The audit will gauge how well agencies have corrected vulnerabilities identified by Command Cyber Readiness Inspections.

Shutterstock image (by Everett Historical): aerial of the Pentagon.

The Defense Department’s inspector general will begin an audit this month to determine whether defense agencies have rectified known cybersecurity weaknesses.

The audit will gauge how well agencies have corrected vulnerabilities identified by Command Cyber Readiness Inspections, wrote Carol Gorman, DOD's assistant IG for readiness and cyber operations, in a Feb. 2 letter to defense officials.

CCRIs are the means by which the Pentagon holds commanders accountable for their network security. The first iteration involved reviewing results of vulnerability scans and measuring compliance with U.S. Cyber Command's Computer Network Defense Directives, according to a Defense Information Systems Agency website.

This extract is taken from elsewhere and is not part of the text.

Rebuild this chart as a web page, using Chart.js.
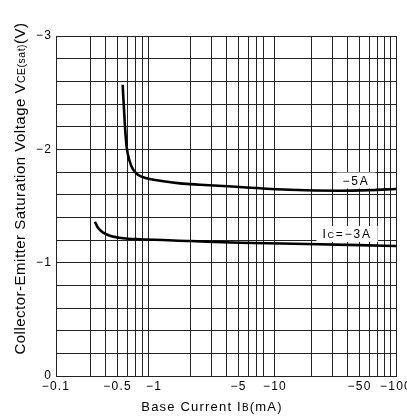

The second phase of the CCRIs, carried out in May 2011, began moving the methodology "from strictly a compliance-based inspection toward an operational readiness inspection," the DISA explainer reads.

The IG's audit will judge how agencies are using CCRI results to identify systemic deficiencies in cybersecurity, Gorman wrote. It will include visits to Cyber Command and DISA, and could expand to other locations. The review will consider other objectives based on suggestions from DOD officials.

Audits are often completed within 12 to 18 months or less, said DOD IG spokeswoman Bridget Serchak.

DOD officials such as CIO Terry Halvorsen are cracking down on sloppy IT security habits, saying they will kick irresponsible users off networks. A scorecard that grades various agencies on their IT security practices is being produced on a monthly basis for Defense Secretary Ash Carter's review.

"Right now, if you discharge a weapon, you are held accountable for that.... What we need to do is inculcate a culture where a 'cyber discharge' is considered just as bad," Deputy Defense Secretary Robert Work told a hearing of the Senate Armed Services Committee in September 2015.

The IG's audit will be a chance to see whether action has matched rhetoric on cybersecurity at the Pentagon.